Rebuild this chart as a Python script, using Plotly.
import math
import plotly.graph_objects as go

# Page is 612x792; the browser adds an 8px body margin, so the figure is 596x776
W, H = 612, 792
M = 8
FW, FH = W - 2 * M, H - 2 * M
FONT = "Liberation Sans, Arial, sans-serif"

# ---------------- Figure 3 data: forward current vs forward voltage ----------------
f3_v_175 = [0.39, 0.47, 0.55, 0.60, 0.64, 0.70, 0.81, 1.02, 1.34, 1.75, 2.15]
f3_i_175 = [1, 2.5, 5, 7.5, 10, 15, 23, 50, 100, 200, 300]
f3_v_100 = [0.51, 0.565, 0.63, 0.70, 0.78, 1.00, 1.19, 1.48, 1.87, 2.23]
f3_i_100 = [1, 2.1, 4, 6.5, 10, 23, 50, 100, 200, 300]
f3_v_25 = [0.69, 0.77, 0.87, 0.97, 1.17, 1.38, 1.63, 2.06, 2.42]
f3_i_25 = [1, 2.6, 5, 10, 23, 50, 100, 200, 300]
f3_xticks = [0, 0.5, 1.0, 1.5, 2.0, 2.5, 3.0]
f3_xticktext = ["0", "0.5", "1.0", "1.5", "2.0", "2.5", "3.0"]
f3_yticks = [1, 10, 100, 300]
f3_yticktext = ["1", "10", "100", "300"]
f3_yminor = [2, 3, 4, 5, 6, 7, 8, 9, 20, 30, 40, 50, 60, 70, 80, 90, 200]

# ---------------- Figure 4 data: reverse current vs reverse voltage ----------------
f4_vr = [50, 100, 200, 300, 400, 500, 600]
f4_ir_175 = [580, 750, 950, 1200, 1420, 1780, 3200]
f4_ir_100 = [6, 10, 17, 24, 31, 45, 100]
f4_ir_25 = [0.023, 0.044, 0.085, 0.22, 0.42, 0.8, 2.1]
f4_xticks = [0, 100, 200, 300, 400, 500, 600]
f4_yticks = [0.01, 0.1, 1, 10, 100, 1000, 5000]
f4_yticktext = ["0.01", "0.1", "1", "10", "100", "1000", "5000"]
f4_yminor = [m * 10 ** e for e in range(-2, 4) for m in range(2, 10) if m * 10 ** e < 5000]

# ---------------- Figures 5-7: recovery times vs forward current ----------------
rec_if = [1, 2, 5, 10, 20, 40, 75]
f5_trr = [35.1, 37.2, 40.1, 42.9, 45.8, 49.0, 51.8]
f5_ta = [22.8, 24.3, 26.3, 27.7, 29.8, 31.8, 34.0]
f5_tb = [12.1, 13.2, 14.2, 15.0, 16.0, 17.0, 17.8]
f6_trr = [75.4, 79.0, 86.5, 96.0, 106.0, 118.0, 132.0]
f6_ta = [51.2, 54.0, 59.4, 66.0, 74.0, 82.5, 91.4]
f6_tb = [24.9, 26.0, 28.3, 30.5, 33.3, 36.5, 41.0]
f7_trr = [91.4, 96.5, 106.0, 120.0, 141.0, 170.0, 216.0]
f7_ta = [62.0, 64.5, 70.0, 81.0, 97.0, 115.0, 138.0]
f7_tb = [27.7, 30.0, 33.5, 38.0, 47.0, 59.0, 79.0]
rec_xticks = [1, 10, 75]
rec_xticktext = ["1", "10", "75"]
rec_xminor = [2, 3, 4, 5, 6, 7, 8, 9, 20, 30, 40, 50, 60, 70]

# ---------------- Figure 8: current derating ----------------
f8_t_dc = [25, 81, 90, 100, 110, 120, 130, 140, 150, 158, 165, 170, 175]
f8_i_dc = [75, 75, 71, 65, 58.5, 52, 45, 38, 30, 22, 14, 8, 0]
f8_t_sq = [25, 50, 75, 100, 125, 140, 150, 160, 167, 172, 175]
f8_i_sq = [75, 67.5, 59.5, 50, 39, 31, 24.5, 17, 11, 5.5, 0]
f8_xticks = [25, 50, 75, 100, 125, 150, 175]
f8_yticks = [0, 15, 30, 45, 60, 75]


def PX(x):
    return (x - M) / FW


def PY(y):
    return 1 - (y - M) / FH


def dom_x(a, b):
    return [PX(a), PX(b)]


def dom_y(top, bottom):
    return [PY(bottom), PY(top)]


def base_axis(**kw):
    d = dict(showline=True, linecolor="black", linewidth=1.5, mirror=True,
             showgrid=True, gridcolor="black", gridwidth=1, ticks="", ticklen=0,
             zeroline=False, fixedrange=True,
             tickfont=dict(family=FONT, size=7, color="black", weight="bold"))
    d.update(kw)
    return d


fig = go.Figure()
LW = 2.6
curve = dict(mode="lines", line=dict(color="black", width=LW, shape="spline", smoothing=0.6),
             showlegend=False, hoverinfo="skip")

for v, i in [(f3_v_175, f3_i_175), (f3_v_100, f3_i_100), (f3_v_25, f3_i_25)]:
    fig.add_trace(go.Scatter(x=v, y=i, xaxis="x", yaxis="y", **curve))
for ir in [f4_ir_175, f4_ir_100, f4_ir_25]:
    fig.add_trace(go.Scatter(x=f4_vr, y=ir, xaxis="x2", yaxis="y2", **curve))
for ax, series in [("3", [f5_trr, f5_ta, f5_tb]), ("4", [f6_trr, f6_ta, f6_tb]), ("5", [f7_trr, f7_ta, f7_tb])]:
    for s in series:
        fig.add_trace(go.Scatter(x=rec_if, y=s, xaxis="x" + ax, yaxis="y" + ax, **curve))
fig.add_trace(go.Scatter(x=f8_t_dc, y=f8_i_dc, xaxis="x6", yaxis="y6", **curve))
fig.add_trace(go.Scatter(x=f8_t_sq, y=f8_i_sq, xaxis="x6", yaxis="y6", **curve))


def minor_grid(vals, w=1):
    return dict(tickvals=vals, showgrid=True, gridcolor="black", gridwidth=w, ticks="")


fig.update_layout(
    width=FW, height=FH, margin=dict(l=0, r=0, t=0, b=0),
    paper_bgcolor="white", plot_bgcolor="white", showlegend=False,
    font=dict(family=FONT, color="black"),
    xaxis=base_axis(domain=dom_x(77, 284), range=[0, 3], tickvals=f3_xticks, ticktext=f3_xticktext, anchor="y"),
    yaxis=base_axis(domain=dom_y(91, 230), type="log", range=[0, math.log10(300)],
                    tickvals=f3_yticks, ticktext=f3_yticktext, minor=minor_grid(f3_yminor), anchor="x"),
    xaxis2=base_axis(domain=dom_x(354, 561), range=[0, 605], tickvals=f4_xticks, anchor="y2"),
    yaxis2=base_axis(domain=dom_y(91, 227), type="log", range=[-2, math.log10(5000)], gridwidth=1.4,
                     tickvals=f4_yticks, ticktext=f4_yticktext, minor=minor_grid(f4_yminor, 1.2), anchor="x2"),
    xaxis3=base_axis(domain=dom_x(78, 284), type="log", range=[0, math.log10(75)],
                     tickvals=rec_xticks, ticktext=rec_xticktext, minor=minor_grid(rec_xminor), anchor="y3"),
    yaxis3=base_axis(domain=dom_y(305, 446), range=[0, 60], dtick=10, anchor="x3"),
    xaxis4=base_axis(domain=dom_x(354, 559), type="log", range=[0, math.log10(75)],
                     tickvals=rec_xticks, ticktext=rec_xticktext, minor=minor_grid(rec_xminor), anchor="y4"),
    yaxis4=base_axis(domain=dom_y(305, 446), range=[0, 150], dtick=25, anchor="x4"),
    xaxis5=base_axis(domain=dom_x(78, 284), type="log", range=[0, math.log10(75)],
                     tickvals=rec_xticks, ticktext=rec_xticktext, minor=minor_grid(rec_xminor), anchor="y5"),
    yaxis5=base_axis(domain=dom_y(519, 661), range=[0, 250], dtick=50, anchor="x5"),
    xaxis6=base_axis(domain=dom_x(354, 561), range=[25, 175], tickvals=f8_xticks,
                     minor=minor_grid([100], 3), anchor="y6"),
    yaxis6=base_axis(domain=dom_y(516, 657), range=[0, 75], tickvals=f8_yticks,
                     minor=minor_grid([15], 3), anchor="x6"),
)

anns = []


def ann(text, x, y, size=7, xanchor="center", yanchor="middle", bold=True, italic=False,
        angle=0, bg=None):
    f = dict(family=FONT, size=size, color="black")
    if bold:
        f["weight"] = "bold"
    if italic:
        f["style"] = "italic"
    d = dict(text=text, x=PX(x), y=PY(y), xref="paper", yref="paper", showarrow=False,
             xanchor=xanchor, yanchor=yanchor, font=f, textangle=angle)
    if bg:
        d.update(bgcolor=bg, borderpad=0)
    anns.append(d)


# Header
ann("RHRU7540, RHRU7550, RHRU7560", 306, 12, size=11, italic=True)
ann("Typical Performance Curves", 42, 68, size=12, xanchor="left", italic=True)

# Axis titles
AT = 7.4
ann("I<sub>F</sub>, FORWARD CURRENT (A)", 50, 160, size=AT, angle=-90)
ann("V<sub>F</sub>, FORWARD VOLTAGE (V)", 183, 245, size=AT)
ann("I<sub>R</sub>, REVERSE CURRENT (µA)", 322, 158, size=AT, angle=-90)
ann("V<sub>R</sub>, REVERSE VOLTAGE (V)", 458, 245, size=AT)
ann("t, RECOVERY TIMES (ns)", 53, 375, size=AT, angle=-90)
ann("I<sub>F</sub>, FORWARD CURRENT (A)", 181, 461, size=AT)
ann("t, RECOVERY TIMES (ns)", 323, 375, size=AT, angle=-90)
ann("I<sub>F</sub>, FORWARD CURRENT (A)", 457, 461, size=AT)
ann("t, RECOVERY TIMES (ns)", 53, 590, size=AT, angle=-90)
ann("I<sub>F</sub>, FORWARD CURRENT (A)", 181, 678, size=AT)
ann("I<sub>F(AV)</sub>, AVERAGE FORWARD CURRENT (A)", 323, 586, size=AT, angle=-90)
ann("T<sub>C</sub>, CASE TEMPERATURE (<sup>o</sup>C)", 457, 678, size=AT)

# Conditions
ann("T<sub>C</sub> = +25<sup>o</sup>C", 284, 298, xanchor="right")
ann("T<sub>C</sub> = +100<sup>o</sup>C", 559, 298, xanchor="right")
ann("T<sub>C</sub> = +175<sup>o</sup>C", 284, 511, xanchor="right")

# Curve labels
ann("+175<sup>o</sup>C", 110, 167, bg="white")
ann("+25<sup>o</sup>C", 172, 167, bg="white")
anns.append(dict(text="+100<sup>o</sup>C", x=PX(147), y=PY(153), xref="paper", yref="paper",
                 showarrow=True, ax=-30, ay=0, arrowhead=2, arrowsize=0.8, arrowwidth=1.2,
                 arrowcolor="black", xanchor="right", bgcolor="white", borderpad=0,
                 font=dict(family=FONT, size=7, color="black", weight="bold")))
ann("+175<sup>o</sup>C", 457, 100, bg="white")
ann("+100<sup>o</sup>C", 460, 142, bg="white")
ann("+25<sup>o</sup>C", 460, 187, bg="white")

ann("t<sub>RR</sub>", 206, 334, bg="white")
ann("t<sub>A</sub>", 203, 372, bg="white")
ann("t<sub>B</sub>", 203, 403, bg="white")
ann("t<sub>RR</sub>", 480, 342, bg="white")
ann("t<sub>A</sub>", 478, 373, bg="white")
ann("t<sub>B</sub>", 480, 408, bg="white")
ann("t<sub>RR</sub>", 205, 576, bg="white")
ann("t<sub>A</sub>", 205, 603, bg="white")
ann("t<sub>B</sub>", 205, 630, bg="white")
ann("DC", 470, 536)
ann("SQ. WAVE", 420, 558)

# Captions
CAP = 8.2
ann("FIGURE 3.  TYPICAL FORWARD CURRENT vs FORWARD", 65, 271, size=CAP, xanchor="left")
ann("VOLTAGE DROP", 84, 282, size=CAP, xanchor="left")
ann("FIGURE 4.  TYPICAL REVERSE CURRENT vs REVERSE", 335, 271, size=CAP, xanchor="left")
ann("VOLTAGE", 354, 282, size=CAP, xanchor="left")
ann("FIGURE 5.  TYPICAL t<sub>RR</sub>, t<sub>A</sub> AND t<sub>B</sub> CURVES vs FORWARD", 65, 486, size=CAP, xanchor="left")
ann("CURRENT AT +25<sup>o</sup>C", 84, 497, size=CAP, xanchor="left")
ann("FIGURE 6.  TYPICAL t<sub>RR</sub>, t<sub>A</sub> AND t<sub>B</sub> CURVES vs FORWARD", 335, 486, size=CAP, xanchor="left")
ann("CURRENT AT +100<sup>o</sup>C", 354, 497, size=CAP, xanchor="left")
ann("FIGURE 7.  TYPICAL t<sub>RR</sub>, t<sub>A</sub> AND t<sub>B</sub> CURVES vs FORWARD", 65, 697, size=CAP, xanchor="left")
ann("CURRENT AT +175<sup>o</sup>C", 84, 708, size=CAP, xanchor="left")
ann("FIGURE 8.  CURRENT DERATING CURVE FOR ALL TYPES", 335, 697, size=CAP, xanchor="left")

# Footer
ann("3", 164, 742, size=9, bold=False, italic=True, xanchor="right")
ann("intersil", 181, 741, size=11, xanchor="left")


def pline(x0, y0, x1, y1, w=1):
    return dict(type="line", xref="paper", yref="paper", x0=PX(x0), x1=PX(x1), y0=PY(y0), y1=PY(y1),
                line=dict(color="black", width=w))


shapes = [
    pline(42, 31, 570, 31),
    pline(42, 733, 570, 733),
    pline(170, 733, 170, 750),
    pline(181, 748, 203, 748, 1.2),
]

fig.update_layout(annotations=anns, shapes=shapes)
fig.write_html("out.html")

★ ★ ★ ★ ★

• REQUIRED TASK: Your output must be the lines of the material above, from the first through the line that contains "80, 90, 200]", copied exactly. Include both endpoints and nothing else.

• THE REPLY:
Rebuild this chart as a Python script, using Plotly.
import math
import plotly.graph_objects as go

# Page is 612x792; the browser adds an 8px body margin, so the figure is 596x776
W, H = 612, 792
M = 8
FW, FH = W - 2 * M, H - 2 * M
FONT = "Liberation Sans, Arial, sans-serif"

# ---------------- Figure 3 data: forward current vs forward voltage ----------------
f3_v_175 = [0.39, 0.47, 0.55, 0.60, 0.64, 0.70, 0.81, 1.02, 1.34, 1.75, 2.15]
f3_i_175 = [1, 2.5, 5, 7.5, 10, 15, 23, 50, 100, 200, 300]
f3_v_100 = [0.51, 0.565, 0.63, 0.70, 0.78, 1.00, 1.19, 1.48, 1.87, 2.23]
f3_i_100 = [1, 2.1, 4, 6.5, 10, 23, 50, 100, 200, 300]
f3_v_25 = [0.69, 0.77, 0.87, 0.97, 1.17, 1.38, 1.63, 2.06, 2.42]
f3_i_25 = [1, 2.6, 5, 10, 23, 50, 100, 200, 300]
f3_xticks = [0, 0.5, 1.0, 1.5, 2.0, 2.5, 3.0]
f3_xticktext = ["0", "0.5", "1.0", "1.5", "2.0", "2.5", "3.0"]
f3_yticks = [1, 10, 100, 300]
f3_yticktext = ["1", "10", "100", "300"]
f3_yminor = [2, 3, 4, 5, 6, 7, 8, 9, 20, 30, 40, 50, 60, 70, 80, 90, 200]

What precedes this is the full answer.